I agree the Axis lock is excellent for one-handed opening and closing.
Other excellent lock styles, IMHO, without commenting on the overall quality of the knives that usually use those lock styles:
* SOG's Arc lock.
* Cold Steel's Triad lock.
* Several of the Spyderco locks:
- The compression lock on the Para millie 2, as someone noted.
- The back lock on the Native 5, and the Chinook 3, is very easy for me to open/close one-handed, after you get used to the mechanism and wrist action required.

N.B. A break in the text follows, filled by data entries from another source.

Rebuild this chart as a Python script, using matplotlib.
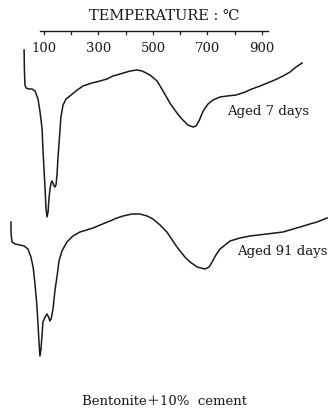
import matplotlib.pyplot as plt
import numpy as np

# DTA curves, Bentonite + 10% cement
# temperature (deg C) read off the top scale, deflection in arbitrary units (up = exothermic)
temp_7d = [27, 28, 30, 34, 45, 56, 67, 78, 85, 93, 96, 100, 104, 107, 111, 115, 118, 122,
           126, 129, 133, 137, 140, 144, 148, 151, 155, 159, 162, 170, 181, 195, 217, 243,
           276, 306, 331, 353, 379, 416, 441, 460, 489, 515, 537, 562, 588, 606, 628, 647,
           658, 669, 684, 702, 720, 746, 772, 805, 838, 863, 893, 929, 955, 984, 1003, 1025, 1047]
dta_7d = [0, -19, -35, -38, -39, -39, -41, -49, -61, -79, -99, -119, -139, -157, -167, -162,
          -149, -139, -133, -131, -133, -136, -137, -135, -124, -109, -94, -79, -67, -55, -49,
          -46, -41, -36, -33, -31, -29, -26, -24, -21, -20, -21, -25, -31, -41, -53, -63, -69,
          -75, -77, -76, -71, -61, -54, -50, -47, -46, -45, -42, -39, -36, -32, -29, -25, -22,
          -17, -13]

temp_91d = [-21, -21, -17, -6, 12, 27, 41, 52, 60, 67, 74, 78, 82, 85, 89, 93, 96, 104, 111,
            115, 122, 126, 133, 140, 148, 155, 166, 184, 206, 232, 280, 306, 342, 368, 390,
            423, 452, 478, 500, 526, 551, 588, 617, 636, 662, 691, 706, 717, 731, 746, 783,
            819, 856, 918, 977, 1040, 1076, 1102, 1139]
dta_91d = [0, -12, -20, -22, -23, -24, -27, -35, -45, -62, -84, -102, -122, -134, -127, -112,
           -100, -95, -92, -94, -99, -97, -87, -69, -54, -39, -29, -20, -14, -10, -6, -3, 1, 4,
           6, 8, 8, 6, 3, -3, -10, -25, -35, -40, -45, -47, -45, -40, -33, -27, -19, -16, -14,
           -12, -10, -5, -2, 0, 4]

tick_temps = [100, 200, 300, 400, 500, 600, 700, 800, 900]
label_temps = [100, 300, 500, 700, 900]
curve_labels = ["Aged 7 days", "Aged 91 days"]

W, H = 333, 410
# scale: 100 C at x=44 px, 3.67 C per px
x_left = 100 - 44 * 3.67
x_right = 100 + (W - 44) * 3.67

fig = plt.figure(figsize=(W / 100, H / 100), dpi=100)
ax = fig.add_axes([0, 0, 1, 1])
ax.set_xlim(x_left, x_right)
ax.set_ylim(H, 0)
ax.axis('off')

ink = '#1a1a1a'
serif = ['DejaVu Serif']

# curves, stacked (baseline in px from top)
ax.plot(temp_7d, 51 - np.array(dta_7d), color=ink, lw=1.1)
ax.plot(temp_91d, 223 - np.array(dta_91d), color=ink, lw=1.1)

# temperature scale on top
ax.plot([85, 922], [32, 32], color=ink, lw=1.0)
for t in tick_temps:
    ax.plot([t, t], [32, 35], color=ink, lw=0.9)
for t in label_temps:
    ax.text(t, 48, str(t), ha='center', va='center', fontsize=9.5, family=serif, color=ink)
ax.text(540, 16, "TEMPERATURE : ℃", ha='center', va='center', fontsize=10.5,
        family=serif, color=ink)

# curve labels
fig.text(227 / W, 1 - 112 / H, curve_labels[0], ha='left', va='center', fontsize=9.5,
         family=serif, color=ink)
fig.text(237 / W, 1 - 252 / H, curve_labels[1], ha='left', va='center', fontsize=9.5,
         family=serif, color=ink)

fig.text(164 / W, 1 - 402 / H, "Bentonite＋10%  cement", ha='center', va='center',
         fontsize=9.5, family=serif + ['Noto Sans CJK JP'], color=ink)

fig.savefig('out.png', dpi=100, facecolor='white')
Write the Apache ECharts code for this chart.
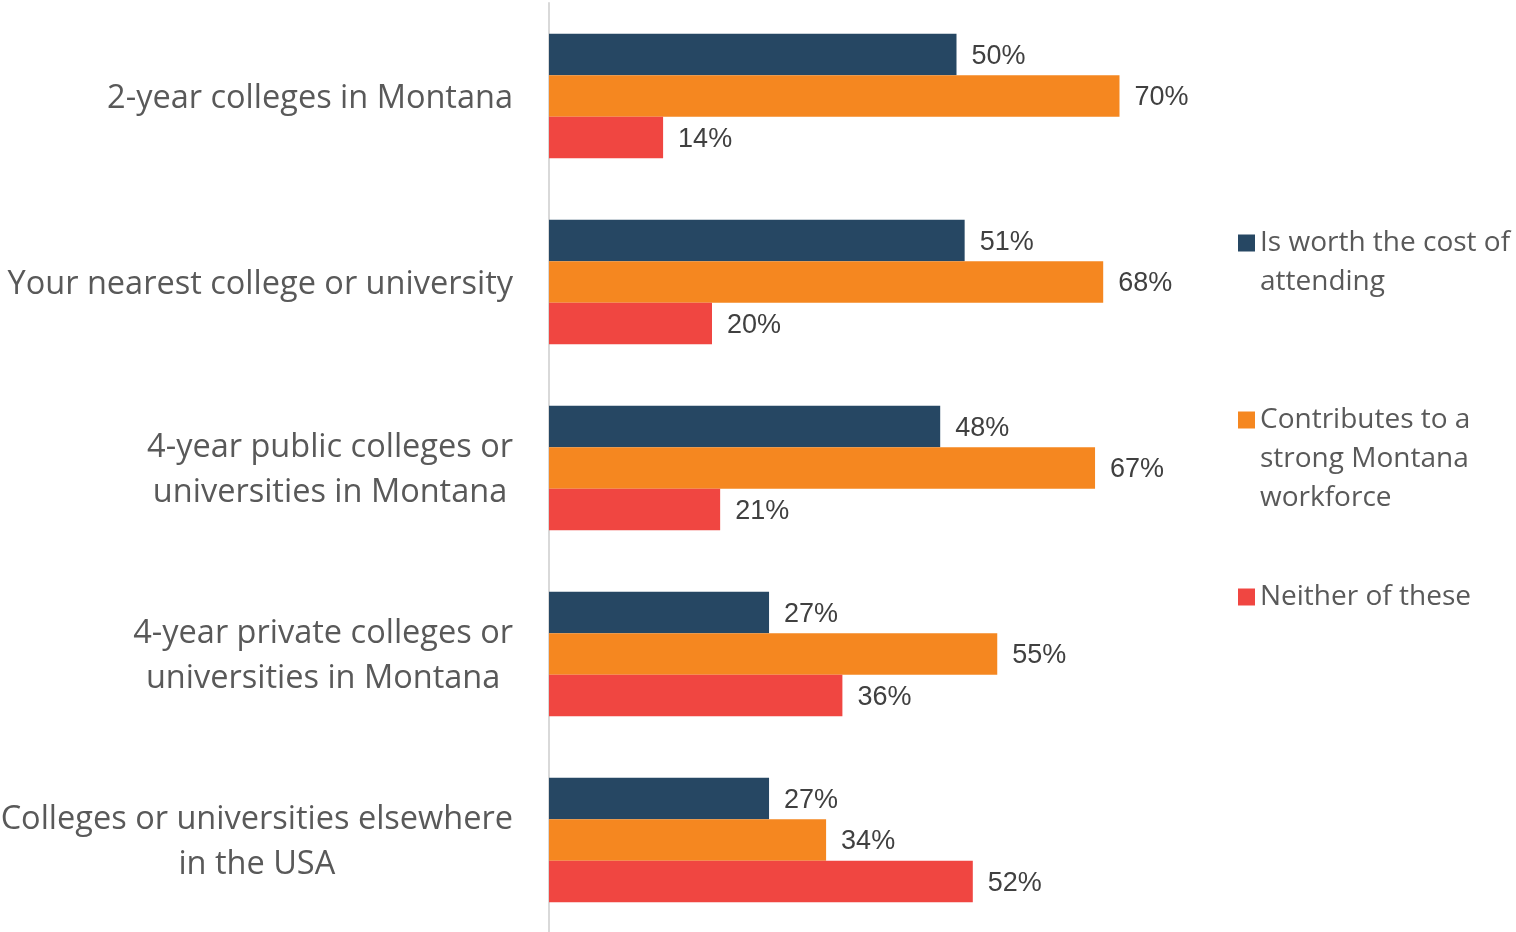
<!DOCTYPE html>
<html>
<head>
<meta charset="utf-8">
<script src="https://cdn.jsdelivr.net/npm/echarts@6/dist/echarts.min.js"></script>
<style>
  html, body { margin: 0; padding: 0; background: #ffffff; }
  #chart { width: 1516px; height: 932px; }
</style>
</head>
<body>
<div id="chart"></div>
<script>
// Institution types (top to bottom)
const categories = [
  '2-year colleges in Montana',
  'Your nearest college or university',
  '4-year public colleges or\nuniversities in Montana',
  '4-year private colleges or\nuniversities in Montana',
  'Colleges or universities elsewhere\nin the USA'
];

// Survey answers, percent of respondents
const worthCost = [50, 51, 48, 27, 27];
const strongWorkforce = [70, 68, 67, 55, 34];
const neither = [14, 20, 21, 36, 52];

const seriesNames = [
  'Is worth the cost of attending',
  'Contributes to a strong Montana workforce',
  'Neither of these'
];
// Legend text broken over lines
const legendLines = [
  ['Is worth the cost of', 'attending'],
  ['Contributes to a', 'strong Montana', 'workforce'],
  ['Neither of these']
];

const colors = ['#264763', '#F58720', '#F04641'];
const labelFont = '"Open Sans", "Noto Sans", sans-serif';
const valueFont = '"Liberation Sans", Arial, sans-serif';

const chart = echarts.init(document.getElementById('chart'), null, { renderer: 'canvas' });

const legendLineHeight = 39;
const legendFirstLineY = [243, 420, 597];

// One legend per entry; blank lines above the text keep the swatch
// level with the first line of a wrapped entry.
function makeLegend(i) {
  const n = legendLines[i].length;
  return {
    show: true,
    data: [seriesNames[i]],
    left: 1238,
    top: legendFirstLineY[i] - (n - 1) * legendLineHeight - legendLineHeight / 2,
    orient: 'vertical',
    icon: 'rect',
    itemWidth: 17,
    itemHeight: 17,
    itemGap: 0,
    padding: 0,
    selectedMode: false,
    formatter: () => '\n'.repeat(n - 1) + legendLines[i].join('\n'),
    textStyle: {
      fontFamily: labelFont,
      fontSize: 28,
      lineHeight: legendLineHeight,
      color: '#595959'
    }
  };
}

function makeSeries(i, values) {
  return {
    name: seriesNames[i],
    type: 'bar',
    data: values,
    barGap: '0%',
    barCategoryGap: '33%',
    itemStyle: { color: colors[i] },
    label: {
      show: true,
      position: 'right',
      distance: 15,
      offset: [0, 2],
      formatter: p => p.value + '%',
      fontFamily: valueFont,
      fontSize: 27,
      color: '#404040'
    },
    emphasis: { disabled: true }
  };
}

chart.setOption({
  animation: false,
  backgroundColor: '#ffffff',
  grid: {
    left: 549, top: 3, width: 652, height: 930,
    containLabel: false,
    outerBoundsMode: 'none'
  },
  legend: [makeLegend(0), makeLegend(1), makeLegend(2)],
  xAxis: {
    type: 'value',
    min: 0,
    max: 80,
    show: false
  },
  yAxis: {
    type: 'category',
    data: categories,
    inverse: true,
    axisLine: { show: true, lineStyle: { color: '#d9d9d9', width: 2 } },
    axisTick: { show: false },
    splitLine: { show: false },
    axisLabel: {
      margin: 36,
      padding: [5, 0, 0, 0],
      formatter: v => v.split('\n').map(s => '{c|' + s + '}').join('\n'),
      rich: {
        c: {
          align: 'center',
          fontFamily: labelFont,
          fontSize: 32.5,
          lineHeight: 45,
          color: '#595959'
        }
      }
    }
  },
  series: [
    makeSeries(0, worthCost),
    makeSeries(1, strongWorkforce),
    makeSeries(2, neither)
  ]
});
</script>
</body>
</html>
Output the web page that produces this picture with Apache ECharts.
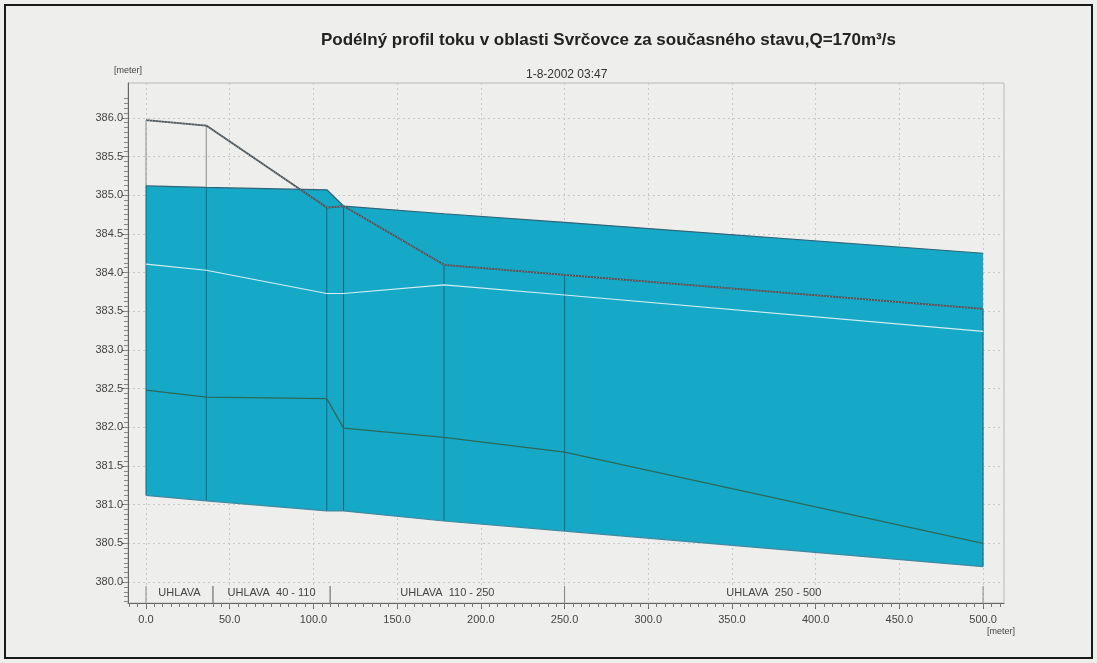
<!DOCTYPE html>
<html>
<head>
<meta charset="utf-8">
<title>Podélný profil toku</title>
<script src="https://cdn.jsdelivr.net/npm/echarts@6/dist/echarts.min.js"></script>
<style>
  html, body { margin: 0; padding: 0; background: #eeeeec; }
  #chart { width: 1097px; height: 663px; }
</style>
</head>
<body>
<div id="chart"></div>
<script>
// staničení příčných profilů [m]
const chainage = [0, 36, 108, 118, 178, 250, 500]
// úrovně [m n.m.]
const waterLevel = [385.12, 385.10, 385.07, 384.86, 384.76, 384.65, 384.25]
const bedLevel = [381.12, 381.05, 380.92, 380.92, 380.79, 380.66, 380.20]
const leftBank = [385.97, 385.90, 384.84, 384.86, 384.10, 383.97, 383.53]
const rightBank = [384.11, 384.03, 383.73, 383.73, 383.84, 383.71, 383.24]
const greenLevel = [382.48, 382.39, 382.37, 381.99, 381.87, 381.68, 380.50]

// úseky toku
const reachNames = ['UHLAVA', 'UHLAVA  40 - 110', 'UHLAVA  110 - 250', 'UHLAVA  250 - 500']
const reachFrom = [0, 40, 110, 250]
const reachTo = [40, 110, 250, 500]

const xTicks = [0, 50, 100, 150, 200, 250, 300, 350, 400, 450, 500]
const yTicks = [380.0, 380.5, 381.0, 381.5, 382.0, 382.5, 383.0, 383.5, 384.0, 384.5, 385.0, 385.5, 386.0]

const X_MIN = -10.75, X_MAX = 512.5
const Y_MIN = 379.73, Y_MAX = 386.45

const minorX = []
for (let v = -10; v <= 510; v += 5) minorX.push(v)
const minorY = []
for (let k = 0; k <= 104; k++) minorY.push(379.75 + k * 0.0625)

const FONT = '"Liberation Sans", Arial, sans-serif'
const pts = arr => chainage.map((x, i) => [x, arr[i]])

const chart = echarts.init(document.getElementById('chart'))

chart.setOption({
  backgroundColor: '#eeeeec',
  animation: false,
  title: [
    {
      text: 'Podélný profil toku v oblasti Svrčovce za současného stavu,Q=170m³/s',
      left: 316, top: 27,
      textStyle: { fontFamily: FONT, fontSize: 17, fontWeight: 'bold', color: '#222' }
    },
    {
      text: '1-8-2002 03:47',
      left: 521, top: 64,
      textStyle: { fontFamily: FONT, fontSize: 12, fontWeight: 'normal', color: '#333' }
    }
  ],
  graphic: [
    { type: 'rect', shape: { x: 5, y: 5, width: 1087, height: 653 }, style: { fill: 'none', stroke: '#1a1a1a', lineWidth: 2 } },
    { type: 'text', left: 987, top: 627, style: { text: '[meter]', fontFamily: FONT, fontSize: 9, fill: '#444' } }
  ],
  grid: {
    left: 128, right: 93, top: 83, bottom: 60,
    show: true, borderColor: '#b8b8b8', borderWidth: 1, backgroundColor: 'transparent'
  },
  xAxis: [
    {
      type: 'value', min: X_MIN, max: X_MAX, position: 'bottom',
      axisLine: { show: true, onZero: false, lineStyle: { color: '#666' } },
      axisTick: { show: true, length: 6, customValues: xTicks, lineStyle: { color: '#666' } },
      axisLabel: { customValues: xTicks, formatter: v => v.toFixed(1), fontFamily: FONT, fontSize: 11, color: '#444', margin: 11 },
      splitLine: { show: true, lineStyle: { color: '#c9c9c9', type: [2, 3] } }
    },
    {
      type: 'value', min: X_MIN, max: X_MAX, position: 'bottom',
      axisLine: { show: false, onZero: false },
      axisTick: { show: true, length: 4, customValues: minorX, lineStyle: { color: '#777' } },
      axisLabel: { show: false },
      splitLine: { show: false }
    }
  ],
  yAxis: [
    {
      type: 'value', min: Y_MIN, max: Y_MAX, position: 'left',
      name: '[meter]', nameLocation: 'end', nameGap: 8,
      nameTextStyle: { fontFamily: FONT, fontSize: 9, color: '#444' },
      axisLine: { show: true, onZero: false, lineStyle: { color: '#666' } },
      axisTick: { show: true, length: 6, customValues: yTicks, lineStyle: { color: '#666' } },
      axisLabel: { customValues: yTicks, formatter: v => v.toFixed(1), fontFamily: FONT, fontSize: 11, color: '#444', margin: 5 },
      splitLine: { show: true, lineStyle: { color: '#c9c9c9', type: [2, 3] } }
    },
    {
      type: 'value', min: Y_MIN, max: Y_MAX, position: 'left',
      axisLine: { show: false, onZero: false },
      axisTick: { show: true, length: 4, customValues: minorY, lineStyle: { color: '#888' } },
      axisLabel: { show: false },
      splitLine: { show: false }
    }
  ],
  series: [
    {
      // vodní těleso mezi dnem a hladinou
      name: 'voda', type: 'custom', z: 1,
      data: [[0, 0]],
      renderItem: (params, api) => {
        const top = chainage.map((x, i) => api.coord([x, waterLevel[i]]))
        const bottom = chainage.map((x, i) => api.coord([x, bedLevel[i]])).reverse()
        return { type: 'polygon', shape: { points: top.concat(bottom) }, style: { fill: '#15a8c7' } }
      }
    },
    {
      // svislice příčných profilů
      name: 'profily', type: 'custom', z: 3,
      data: chainage.map((x, i) => [x, bedLevel[i]]),
      encode: { x: 0, y: 1 },
      renderItem: (params, api) => {
        const i = params.dataIndex
        const x = chainage[i]
        const pBed = api.coord([x, bedLevel[i]])
        const pWet = api.coord([x, Math.min(leftBank[i], waterLevel[i])])
        const pTop = api.coord([x, leftBank[i]])
        const children = [{ type: 'line', shape: { x1: pBed[0], y1: pBed[1], x2: pWet[0], y2: pWet[1] }, style: { stroke: '#1f6378', lineWidth: 1 } }]
        if (leftBank[i] > waterLevel[i]) {
          children.push({ type: 'line', shape: { x1: pWet[0], y1: pWet[1], x2: pTop[0], y2: pTop[1] }, style: { stroke: '#8c8c8c', lineWidth: 1 } })
        }
        return { type: 'group', children }
      }
    },
    {
      name: 'hladina', type: 'line', data: pts(waterLevel), symbol: 'none', z: 4,
      lineStyle: { color: '#2e6478', width: 1.2 }
    },
    {
      name: 'dno', type: 'line', data: pts(bedLevel), symbol: 'none', z: 4,
      lineStyle: { color: '#3f8aa0', width: 1.2 }
    },
    {
      name: 'levý břeh', type: 'line', data: pts(leftBank), symbol: 'none', z: 5,
      lineStyle: { color: '#4a5459', width: 1.8 }
    },
    {
      name: 'levý břeh tečky', type: 'line', data: pts(leftBank), symbol: 'none', z: 6,
      lineStyle: { color: 'rgba(255,255,255,0.55)', width: 0.8, type: [1, 2] }
    },
    {
      name: 'pravý břeh', type: 'line', data: pts(rightBank), symbol: 'none', z: 5,
      lineStyle: { color: '#d6eef3', width: 1.2 }
    },
    {
      name: 'zelená čára', type: 'line', data: pts(greenLevel), symbol: 'none', z: 5,
      lineStyle: { color: '#2b6a58', width: 1.3 }
    },
    {
      // popisky úseků toku nad osou x
      name: 'úseky', type: 'custom', z: 7,
      data: reachFrom.map((f, i) => [f, reachTo[i]]),
      encode: { x: [0, 1] },
      renderItem: (params, api) => {
        const i = params.dataIndex
        const a = api.coord([reachFrom[i], Y_MIN])
        const b = api.coord([reachTo[i], Y_MIN])
        const tick = p => ({ type: 'line', shape: { x1: p[0], y1: p[1] - 17, x2: p[0], y2: p[1] }, style: { stroke: '#8a8a8a', lineWidth: 1 } })
        return {
          type: 'group',
          children: [
            tick(a), tick(b),
            { type: 'text', x: (a[0] + b[0]) / 2, y: a[1] - 10, style: { text: reachNames[i], align: 'center', verticalAlign: 'middle', fontFamily: FONT, fontSize: 11, fill: '#444' } }
          ]
        }
      }
    }
  ]
})

window.addEventListener('resize', () => chart.resize())
</script>
</body>
</html>
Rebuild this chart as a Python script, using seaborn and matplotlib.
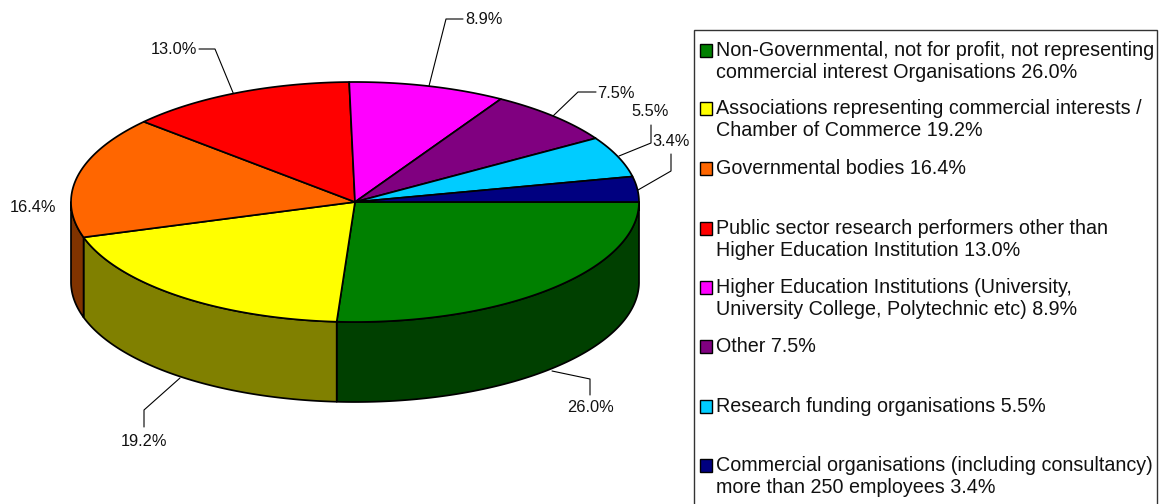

The cool thing is, as knife owners today, we have more choices than ever of excellent technology (in steels, in handle materials, in sharpening tools, in sheaths, and in locking mechanisms) than we've ever had. What's the coolest thing, to me, is how the "best" technology tends to trickle down and become available at lower price points. For instance, a new high-end custom folding knife implements a clever idea for a really strong lock. Then before long, some production knives implement a similar approach. And eventually, you see versions of that same locking system showing up on $30 to $50 knives. And of course, a $40 knife's lock is not going to be QUITE as good/strong as the lock on a $1200 custom knife it was based on, but it's probably a big improvement over the type of lock that was previously used on lower-end knives. A good example is the Cold Steel Triad locks. My understanding is these locks borrowed aspects of the Benchmade Axis lock system, and now you have Cold Steel folders such as the Voyager using this excellent lock system, for as little as $30 to $40. That's an amazingly good lock for a fairly inexpensive knife.